In the run-up to Turkey’s presidential runoff election, the opposition, led by Kemal Kilicdaroglu, aims to win over women, particularly working-class housewives who have been a stronghold of Erdoğan’s support due to his religious policies.

A feminist voice rings out from behind the mounds of strawberries and olives in an Istanbul bazaar: “Let’s get rid of Erdoğan!”

“Defend your rights in the second round on May 28,” Rojda Aksoy, a slender figure in faded baggy clothes, calls out.

“Reis (the chief) will win!” barks back another woman who supports President Recep Tayyip Erdoğan, the “chief” who has ruled Turkey for two decades and fell just short of re-election in the first round of the vote on May 14.

The exchange was just one salvo in the battle for half of Turkey’s 64.1 million voters in its most consequential election of modern times.

With Erdogan’s hot favorite, the opposition is searching for votes to push secular leader Kemal Kilicdaroglu over the line in Sunday’s presidential runoff.

And if they are to do that, they will have to win over women, particularly working-class housewives—the bedrock of Erdoğan’s support.

Erdoğan’s removal of restrictions on religion in the primarily Muslim but officially secular republic turned the Islamic-rooted leader into a hero among Turkey’s conservatives.

His support among housewives, who can now wear the veil where they want, reached 60 percent in the last election 2018, according to an Ipsos survey—nearly eight points above his national vote.
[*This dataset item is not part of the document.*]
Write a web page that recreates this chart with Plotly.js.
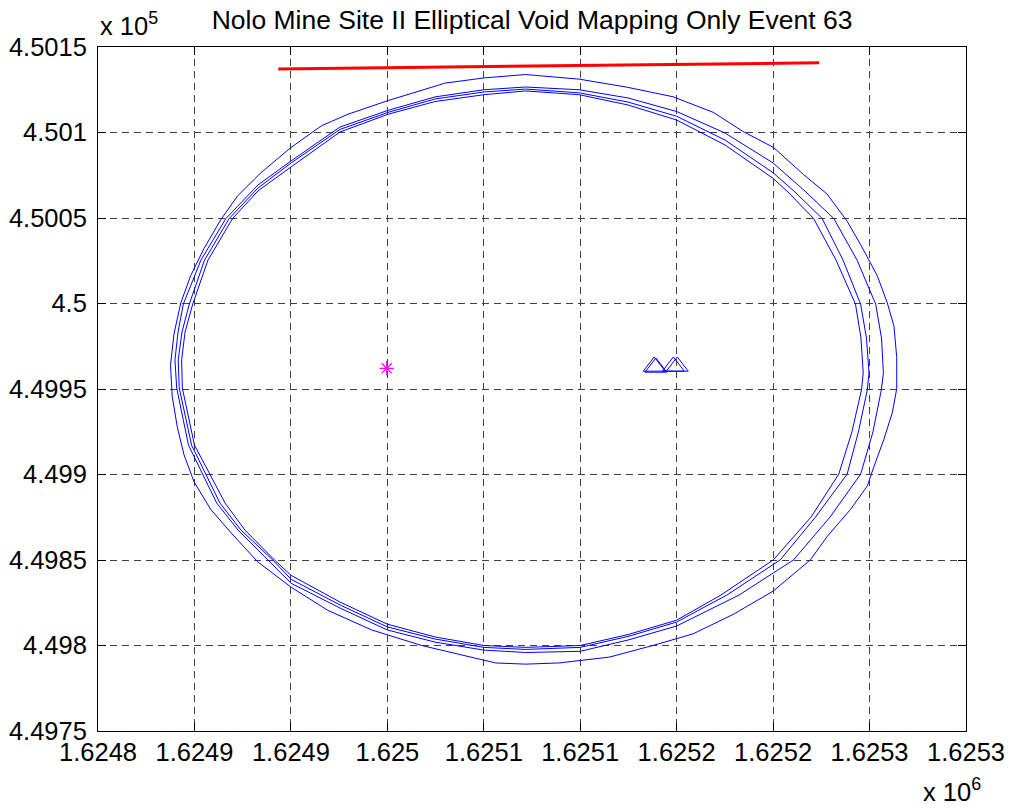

But shopping with liras that lost value sharply in the past five years, these women are also sensitive to the price shocks of Turkey’s worst economic crisis since the 1990s.

Erdoğan struck a controversial alliance with the fringe Kurdish Islamic party to keep control of parliament.

Lacking the resources of Erdoğan’s ruling party, which has a stranglehold on the media, the opposition depends on social media to reach voters across the vast country, a strategy with particular drawbacks.